• **Your objective**
Transcribe everything in the data word for word. Pictures are left out.

• **Record set**
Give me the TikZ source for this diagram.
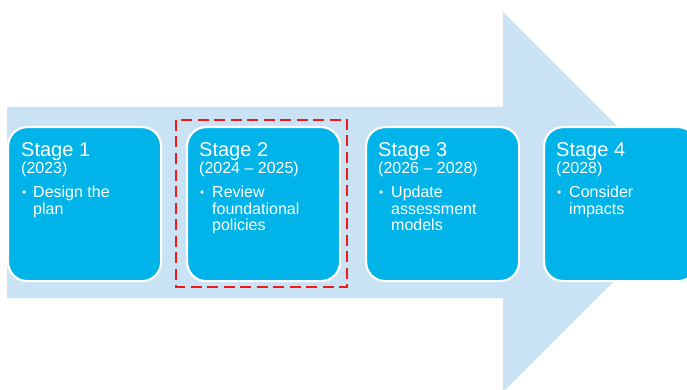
\documentclass[tikz,border=0pt]{standalone}
\usepackage{fontspec}
\setmainfont{Liberation Sans}
\definecolor{arrowblue}{HTML}{C9E3F5}
\definecolor{boxblue}{HTML}{00B4EA}
\definecolor{dashred}{HTML}{F01818}
\tikzset{
  stagebox/.style={draw=white, line width=2.2pt, fill=boxblue, rounded corners=19pt,
    minimum width=153pt, minimum height=154pt, anchor=north west, inner sep=0pt},
  titletext/.style={anchor=base west, inner sep=0pt, text=white, font=\fontsize{20}{20}\selectfont},
  yeartext/.style={anchor=base west, inner sep=0pt, text=white, font=\fontsize{16}{16}\selectfont},
  bullettext/.style={anchor=base west, inner sep=0pt, text=white, font=\fontsize{12}{12}\selectfont},
  itemtext/.style={anchor=base west, inner sep=0pt, text=white},
}
\newcommand{\itemlines}[1]{\parbox[t]{120pt}{\fontsize{16}{16.5}\selectfont\raggedright #1}}
\begin{document}
\begin{tikzpicture}[x=1pt,y=-1pt]
\useasboundingbox (0,0) rectangle (687,390);
\begin{scope}
\clip (0,0) rectangle (687,390);
\fill[arrowblue] (7,107) -- (503,107) -- (503,12) -- (693,202) -- (503,392) -- (503,298) -- (7,298) -- cycle;
\node[stagebox] (b1) at (7,126) {};
\node[stagebox] (b2) at (186,126) {};
\node[stagebox] (b3) at (365,126) {};
\node[stagebox] (b4) at (543,126) {};
\end{scope}
% Stage 1
\node[titletext] (t1) at (21,157) {Stage 1};
\node[yeartext] (y1) at (21,173) {(2023)};
\node[bullettext] (d1) at (22,196) {•};
\node[itemtext] (i1) at (33,197.5) {\itemlines{Design the\\plan}};
% Stage 2
\node[titletext] (t2) at (199,157) {Stage 2};
\node[yeartext] (y2) at (199,173) {(2024 – 2025)};
\node[bullettext] (d2) at (200,196) {•};
\node[itemtext] (i2) at (212,197.5) {\itemlines{Review\\foundational\\policies}};
% Stage 3
\node[titletext] (t3) at (378,157) {Stage 3};
\node[yeartext] (y3) at (378,173) {(2026 – 2028)};
\node[bullettext] (d3) at (379,196) {•};
\node[itemtext] (i3) at (391,197.5) {\itemlines{Update\\assessment\\models}};
% Stage 4
\node[titletext] (t4) at (556,157) {Stage 4};
\node[yeartext] (y4) at (556,173) {(2028)};
\node[bullettext] (d4) at (557,196) {•};
\node[itemtext] (i4) at (569,197.5) {\itemlines{Consider\\impacts}};
% highlight
\draw[dashred, line width=2.8pt, dash pattern=on 11pt off 5.5pt] (176,120) rectangle (347,287);
\end{tikzpicture}
\end{document}
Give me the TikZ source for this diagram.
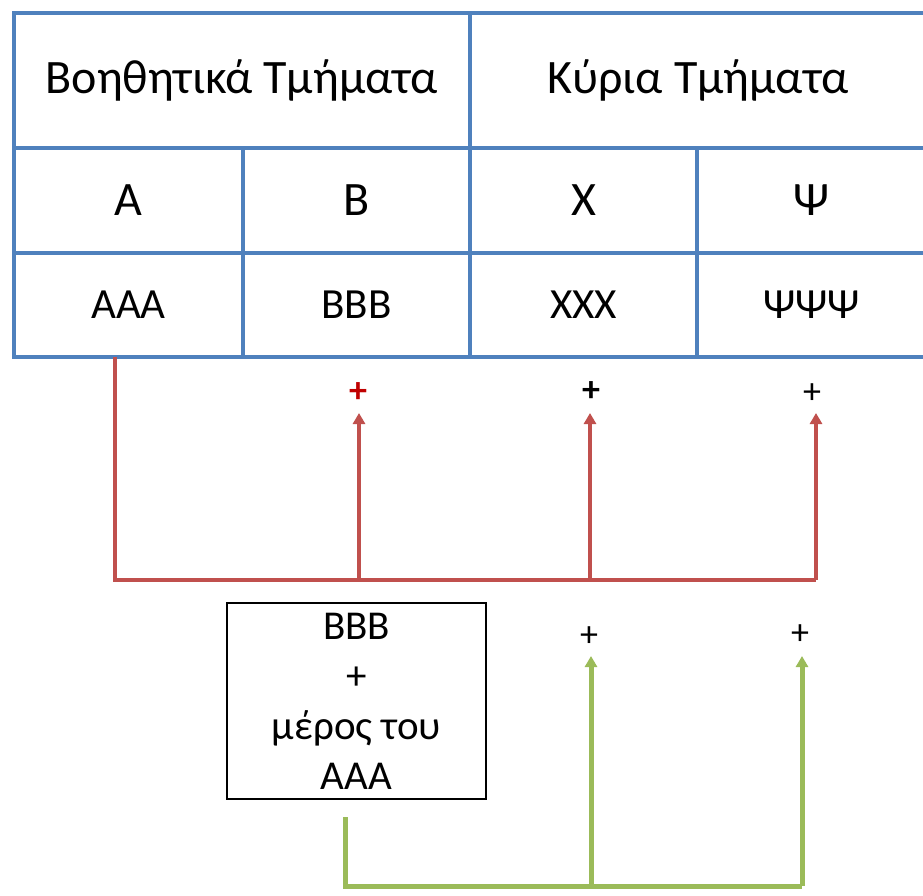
\documentclass[tikz,border=0pt]{standalone}
\usepackage{fontspec}
\setmainfont{Carlito}
\usetikzlibrary{arrows.meta}
\definecolor{tblue}{HTML}{4F81BD}
\definecolor{tred}{HTML}{C0504D}
\definecolor{tgreen}{HTML}{9BBB59}
\definecolor{pred}{HTML}{C00000}
\begin{document}
\begin{tikzpicture}[x=1pt,y=-1pt,
  cell/.style={draw=tblue,line width=4pt,inner sep=0pt,align=center},
  hdr/.style={cell,minimum height=135pt,font=\fontsize{48}{52}\selectfont},
  mid/.style={cell,minimum height=105pt,font=\fontsize{48}{52}\selectfont},
  low/.style={cell,minimum height=104pt,font=\fontsize{43}{46}\selectfont},
  plus/.style={inner sep=0pt,font=\fontsize{36}{38}\selectfont},
  redline/.style={draw=tred,line width=4.5pt},
  greenline/.style={draw=tgreen,line width=5pt},
  tip/.style={-{Triangle[length=11pt,width=12pt]}},
  note/.style={draw=black,line width=1.8pt,minimum width=259pt,minimum height=196pt,inner sep=0pt,align=center,font=\fontsize{41}{50}\selectfont}]
\useasboundingbox (0,0) rectangle (923,895);
% table
\node[hdr,minimum width=456pt] (h1) at (242,80.5) {Βοηθητικά Τμήματα};
\node[hdr,minimum width=456pt] (h2) at (698,80.5) {Κύρια Τμήματα};
\node[mid,minimum width=229pt] (a2) at (128.5,200.5) {A};
\node[mid,minimum width=227pt] (b2) at (356.5,200.5) {B};
\node[mid,minimum width=227pt] (x2) at (583.5,200.5) {X};
\node[mid,minimum width=229pt] (y2) at (811.5,200.5) {Ψ};
\node[low,minimum width=229pt] (a3) at (128.5,305) {AAA};
\node[low,minimum width=227pt] (b3) at (356.5,305) {BBB};
\node[low,minimum width=227pt] (x3) at (583.5,305) {XXX};
\node[low,minimum width=229pt] (y3) at (811.5,305) {ΨΨΨ};
% red plus signs
\node[plus,text=pred,font=\fontsize{36}{38}\selectfont\bfseries] (rp1) at (358,393) {+};
\node[plus,font=\fontsize{36}{38}\selectfont\bfseries] (rp2) at (591,392) {+};
\node[plus] (rp3) at (812,394) {+};
% red connector
\coordinate (r0) at (115,357);
\coordinate (rc) at (816,580);
\coordinate (rb1) at (359,580);
\coordinate (rb2) at (590,580);
\coordinate (rt1) at (359,413);
\coordinate (rt2) at (590,413);
\coordinate (rt3) at (816,413);
\draw[redline] (r0) |- (rc);
\draw[redline,tip] (rc) -- (rt3);
\draw[redline,tip] (rb1) -- (rt1);
\draw[redline,tip] (rb2) -- (rt2);
% box
\node[note] (box) at (356.5,701) {BBB\\+\\μέρος του\\AAA};
% green plus signs
\node[plus] (gp1) at (589,637) {+};
\node[plus] (gp2) at (800,635) {+};
% green connector
\coordinate (g0) at (345,817);
\coordinate (gc) at (802,886);
\coordinate (gb1) at (591,886);
\coordinate (gt1) at (591,656);
\coordinate (gt2) at (802,656);
\draw[greenline] (g0) |- (gc);
\draw[greenline,tip] (gc) -- (gt2);
\draw[greenline,tip] (gb1) -- (gt1);
\end{tikzpicture}
\end{document}
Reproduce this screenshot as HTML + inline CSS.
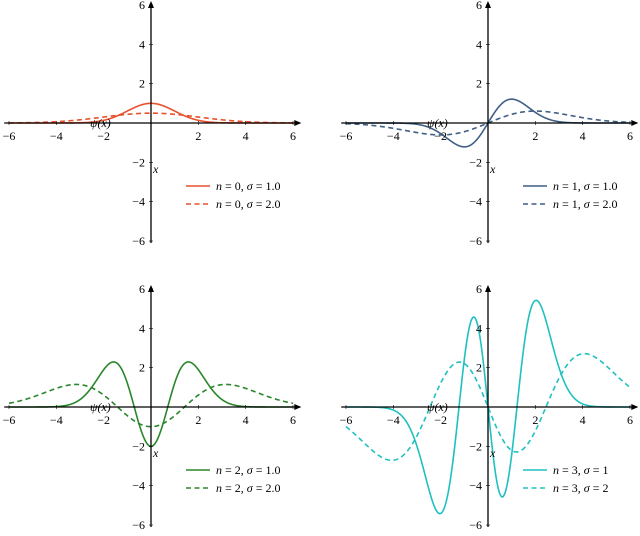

• **Solution to this problem**
Give me the TikZ source for this diagram.
\documentclass[tikz,border=0pt]{standalone}
\usepackage{fontspec}
\setmainfont{Liberation Sans}
\definecolor{arrowblue}{HTML}{C9E3F5}
\definecolor{boxblue}{HTML}{00B4EA}
\definecolor{dashred}{HTML}{F01818}
\tikzset{
  stagebox/.style={draw=white, line width=2.2pt, fill=boxblue, rounded corners=19pt,
    minimum width=153pt, minimum height=154pt, anchor=north west, inner sep=0pt},
  titletext/.style={anchor=base west, inner sep=0pt, text=white, font=\fontsize{20}{20}\selectfont},
  yeartext/.style={anchor=base west, inner sep=0pt, text=white, font=\fontsize{16}{16}\selectfont},
  bullettext/.style={anchor=base west, inner sep=0pt, text=white, font=\fontsize{12}{12}\selectfont},
  itemtext/.style={anchor=base west, inner sep=0pt, text=white},
}
\newcommand{\itemlines}[1]{\parbox[t]{120pt}{\fontsize{16}{16.5}\selectfont\raggedright #1}}
\begin{document}
\begin{tikzpicture}[x=1pt,y=-1pt]
\useasboundingbox (0,0) rectangle (687,390);
\begin{scope}
\clip (0,0) rectangle (687,390);
\fill[arrowblue] (7,107) -- (503,107) -- (503,12) -- (693,202) -- (503,392) -- (503,298) -- (7,298) -- cycle;
\node[stagebox] (b1) at (7,126) {};
\node[stagebox] (b2) at (186,126) {};
\node[stagebox] (b3) at (365,126) {};
\node[stagebox] (b4) at (543,126) {};
\end{scope}
% Stage 1
\node[titletext] (t1) at (21,157) {Stage 1};
\node[yeartext] (y1) at (21,173) {(2023)};
\node[bullettext] (d1) at (22,196) {•};
\node[itemtext] (i1) at (33,197.5) {\itemlines{Design the\\plan}};
% Stage 2
\node[titletext] (t2) at (199,157) {Stage 2};
\node[yeartext] (y2) at (199,173) {(2024 – 2025)};
\node[bullettext] (d2) at (200,196) {•};
\node[itemtext] (i2) at (212,197.5) {\itemlines{Review\\foundational\\policies}};
% Stage 3
\node[titletext] (t3) at (378,157) {Stage 3};
\node[yeartext] (y3) at (378,173) {(2026 – 2028)};
\node[bullettext] (d3) at (379,196) {•};
\node[itemtext] (i3) at (391,197.5) {\itemlines{Update\\assessment\\models}};
% Stage 4
\node[titletext] (t4) at (556,157) {Stage 4};
\node[yeartext] (y4) at (556,173) {(2028)};
\node[bullettext] (d4) at (557,196) {•};
\node[itemtext] (i4) at (569,197.5) {\itemlines{Consider\\impacts}};
% highlight
\draw[dashred, line width=2.8pt, dash pattern=on 11pt off 5.5pt] (176,120) rectangle (347,287);
\end{tikzpicture}
\end{document}
Give me the TikZ source for this diagram.
\documentclass[tikz,border=0pt]{standalone}
\usepackage{fontspec}
\setmainfont{Carlito}
\usetikzlibrary{arrows.meta}
\definecolor{tblue}{HTML}{4F81BD}
\definecolor{tred}{HTML}{C0504D}
\definecolor{tgreen}{HTML}{9BBB59}
\definecolor{pred}{HTML}{C00000}
\begin{document}
\begin{tikzpicture}[x=1pt,y=-1pt,
  cell/.style={draw=tblue,line width=4pt,inner sep=0pt,align=center},
  hdr/.style={cell,minimum height=135pt,font=\fontsize{48}{52}\selectfont},
  mid/.style={cell,minimum height=105pt,font=\fontsize{48}{52}\selectfont},
  low/.style={cell,minimum height=104pt,font=\fontsize{43}{46}\selectfont},
  plus/.style={inner sep=0pt,font=\fontsize{36}{38}\selectfont},
  redline/.style={draw=tred,line width=4.5pt},
  greenline/.style={draw=tgreen,line width=5pt},
  tip/.style={-{Triangle[length=11pt,width=12pt]}},
  note/.style={draw=black,line width=1.8pt,minimum width=259pt,minimum height=196pt,inner sep=0pt,align=center,font=\fontsize{41}{50}\selectfont}]
\useasboundingbox (0,0) rectangle (923,895);
% table
\node[hdr,minimum width=456pt] (h1) at (242,80.5) {Βοηθητικά Τμήματα};
\node[hdr,minimum width=456pt] (h2) at (698,80.5) {Κύρια Τμήματα};
\node[mid,minimum width=229pt] (a2) at (128.5,200.5) {A};
\node[mid,minimum width=227pt] (b2) at (356.5,200.5) {B};
\node[mid,minimum width=227pt] (x2) at (583.5,200.5) {X};
\node[mid,minimum width=229pt] (y2) at (811.5,200.5) {Ψ};
\node[low,minimum width=229pt] (a3) at (128.5,305) {AAA};
\node[low,minimum width=227pt] (b3) at (356.5,305) {BBB};
\node[low,minimum width=227pt] (x3) at (583.5,305) {XXX};
\node[low,minimum width=229pt] (y3) at (811.5,305) {ΨΨΨ};
% red plus signs
\node[plus,text=pred,font=\fontsize{36}{38}\selectfont\bfseries] (rp1) at (358,393) {+};
\node[plus,font=\fontsize{36}{38}\selectfont\bfseries] (rp2) at (591,392) {+};
\node[plus] (rp3) at (812,394) {+};
% red connector
\coordinate (r0) at (115,357);
\coordinate (rc) at (816,580);
\coordinate (rb1) at (359,580);
\coordinate (rb2) at (590,580);
\coordinate (rt1) at (359,413);
\coordinate (rt2) at (590,413);
\coordinate (rt3) at (816,413);
\draw[redline] (r0) |- (rc);
\draw[redline,tip] (rc) -- (rt3);
\draw[redline,tip] (rb1) -- (rt1);
\draw[redline,tip] (rb2) -- (rt2);
% box
\node[note] (box) at (356.5,701) {BBB\\+\\μέρος του\\AAA};
% green plus signs
\node[plus] (gp1) at (589,637) {+};
\node[plus] (gp2) at (800,635) {+};
% green connector
\coordinate (g0) at (345,817);
\coordinate (gc) at (802,886);
\coordinate (gb1) at (591,886);
\coordinate (gt1) at (591,656);
\coordinate (gt2) at (802,656);
\draw[greenline] (g0) |- (gc);
\draw[greenline,tip] (gc) -- (gt2);
\draw[greenline,tip] (gb1) -- (gt1);
\end{tikzpicture}
\end{document}
Reproduce this screenshot as HTML + inline CSS.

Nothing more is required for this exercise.